The Market Place is not yet wholly spoilt. The huge bulk of St Peter Mancroft and a row of queer old houses beside it still avert that disaster, and form a picture from one point of view; while the flint-faced Guildhall stands at another corner of the great open place and in its Council Chamber, in use five hundred years ago as a Court of Justice, and still so used, proves the continuity of "our rough island story." In a dark and dismal cell of the Guildhall once lay the heroic martyr, Thomas Bilney, who "testified" at the stake in the Lollards' Pit, where many another had already yielded up his life. He wondered, as others before and after him had done and were to do, whether the tortured body could pass steadfast through the fiery ordeal; and on the eve of his martyrdom put that doubt to the test by holding his finger in the flame of a candle. That test sufficed, and he suffered with unshaken constancy when the morrow dawned.
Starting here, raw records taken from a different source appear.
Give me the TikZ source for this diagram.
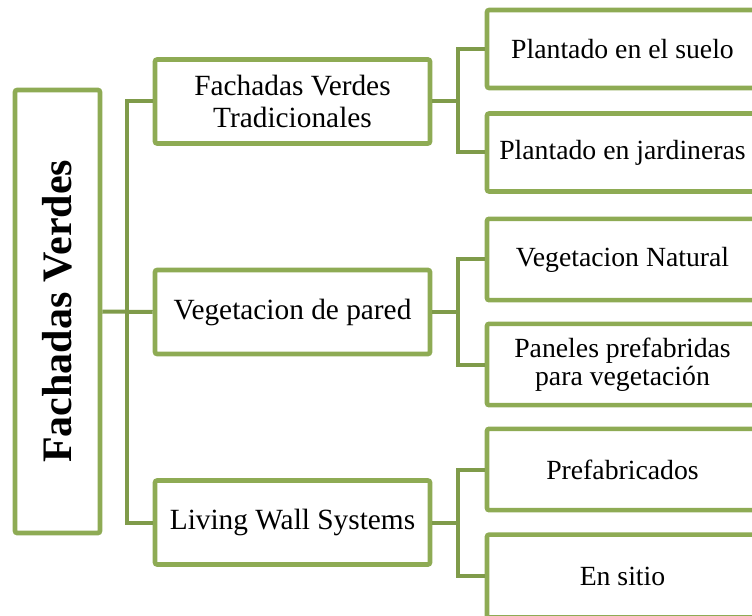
\documentclass[tikz,border=0pt]{standalone}
\usepackage{fontspec}
\setmainfont{Liberation Serif}
\definecolor{boxgreen}{HTML}{8EAB54}
\definecolor{linkgreen}{HTML}{7F9B4A}
\tikzset{
  px/.style={x=0.75pt,y=-0.75pt},
  gbox/.style={draw=boxgreen, line width=3.4pt, rounded corners=1.5pt, fill=white,
    inner sep=0pt, align=center, text=black},
  rootbox/.style={gbox, minimum width=63.75pt, minimum height=332.25pt},
  midbox/.style={gbox, minimum width=206.25pt, minimum height=63pt,
    font=\fontsize{22pt}{24pt}\selectfont},
  leafbox/.style={gbox, minimum width=203.25pt, minimum height=60pt,
    font=\fontsize{20.8pt}{21pt}\selectfont},
  link/.style={draw=linkgreen, line width=3pt, line cap=butt, line join=miter}
}
\begin{document}
\begin{tikzpicture}[px]
\useasboundingbox (0,0) rectangle (752,616);
\clip (0,0) rectangle (752,616);
% root
\node[rootbox] (root) at (57.5,311.5) {};
\node[rotate=90, font=\fontsize{31.5pt}{33pt}\selectfont\bfseries] (roott) at (57.5,311.5) {Fachadas Verdes};
% level 1
\node[midbox] (b1) at (292.5,101.5) {Fachadas Verdes\\Tradicionales};
\node[midbox] (b2) at (292.5,312) {Vegetacion de pared};
\node[midbox] (b3) at (292.5,522.5) {Living Wall Systems};
% leaves
\node[leafbox, minimum height=58.5pt] (l1) at (622.5,49) {Plantado en el suelo};
\node[leafbox, minimum height=58.5pt] (l2) at (622.5,152.5) {Plantado en jardineras};
\node[leafbox, minimum height=61pt] (l3) at (622.5,259.5) {Vegetacion Natural};
\node[leafbox, minimum height=61pt] (l4) at (622.5,364.5) {Paneles prefabridas\\para vegetación};
\node[leafbox, minimum height=61pt] (l5) at (622.5,469.5) {Prefabricados};
\node[leafbox, minimum height=62pt] (l6) at (622.5,576) {En sitio};
% junction coordinates
\coordinate (j0) at (127,312);
\coordinate (j1) at (458,101.5);
\coordinate (j2) at (458,312);
\coordinate (j3) at (458,522.5);
% root connectors
\draw[link] (root.east) -- (b2.west);
\draw[link] (b1.west) -| (j0) |- (b3.west);
% level 2 connectors
\draw[link] (b1.east) -- (j1);
\draw[link] (l1.west) -| (j1) |- (l2.west);
\draw[link] (b2.east) -- (j2);
\draw[link] (l3.west) -| (j2) |- (l4.west);
\draw[link] (b3.east) -- (j3);
\draw[link] (l5.west) -| (j3) |- (l6.west);
\end{tikzpicture}
\end{document}
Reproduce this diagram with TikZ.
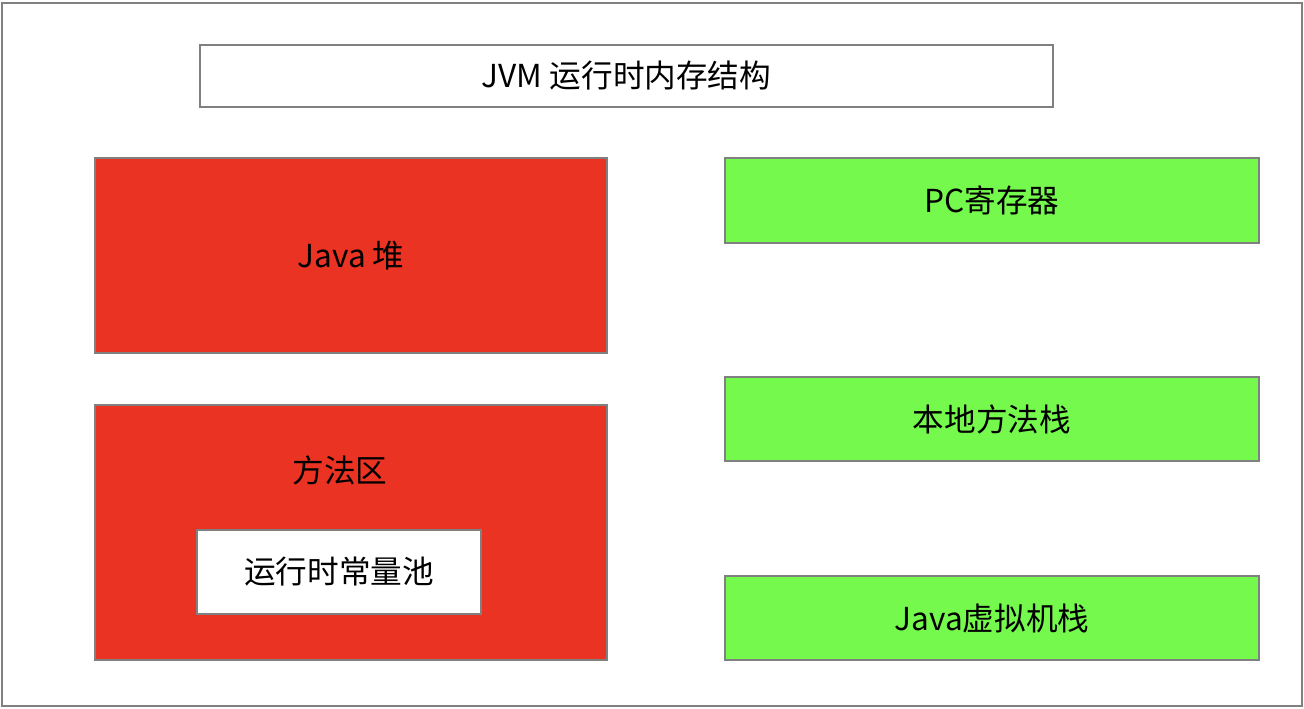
\documentclass[tikz,border=0pt]{standalone}
\usepackage{fontspec}
\setmainfont{Noto Sans CJK SC}
\usepackage{tikz}
\usetikzlibrary{positioning}
\definecolor{heapred}{HTML}{EA3323}
\definecolor{stackgreen}{HTML}{75F94C}
\definecolor{edgegray}{HTML}{808080}
\tikzstyle{box} = [draw=edgegray, line width=1.1pt, inner sep=0pt, font=\fontsize{18pt}{21pt}\selectfont]
\tikzstyle{shared} = [box, fill=heapred]
\tikzstyle{private} = [box, fill=stackgreen, minimum width=10.68cm, minimum height=1.69cm]

\begin{document}
\begin{tikzpicture}[x=0.02cm,y=-0.02cm]
    \useasboundingbox (0,0) rectangle (1304,708);
    \draw [edgegray, line width=1.4pt] (2,3) rectangle (1302,706);
    \node [box, fill=white, minimum width=17.06cm, minimum height=1.24cm] (title) at (626.5,76) {JVM 运行时内存结构};
    % thread shared
    \node [shared, minimum width=10.24cm, minimum height=3.9cm] (heap) at (351,255.5) {Java 堆};
    \node [shared, minimum width=10.24cm, minimum height=5.1cm] (method) at (351,532.5) {};
    \node [font=\fontsize{18pt}{21pt}\selectfont] (methodlabel) at (340,470) {方法区};
    \node [box, fill=white, minimum width=5.68cm, minimum height=1.68cm] (pool) at (339,572) {运行时常量池};
    % thread private
    \node [private] (pc) at (992,200.5) {PC寄存器};
    \node [private] (native) at (992,419) {本地方法栈};
    \node [private] (vmstack) at (992,618) {Java虚拟机栈};
\end{tikzpicture}
\end{document}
The Guildhall has less tragical memories than this, and was indeed the scene of many old-time municipal revelries in times before Corporations became reformed. But old revels and frolics have been discontinued, and "Snap," the Norwich dragon, a fearsome beast of gilded wickerwork, who was wont to be paraded from the Guildhall at the annual mayoral election, and last frolicked with his attendant beadles and whifflers in 1835, now reposes in the Castle Museum.

The Market Place on Saturday, when the wide open square is close-packed with stalls, is Norwich at its most characteristic time and in its most characteristic spot. In it the story of the Norwich Road may fitly end. The city itself, glanced at in the immediately foregoing pages, could not yield its story in less space than that occupied by that of the road itself.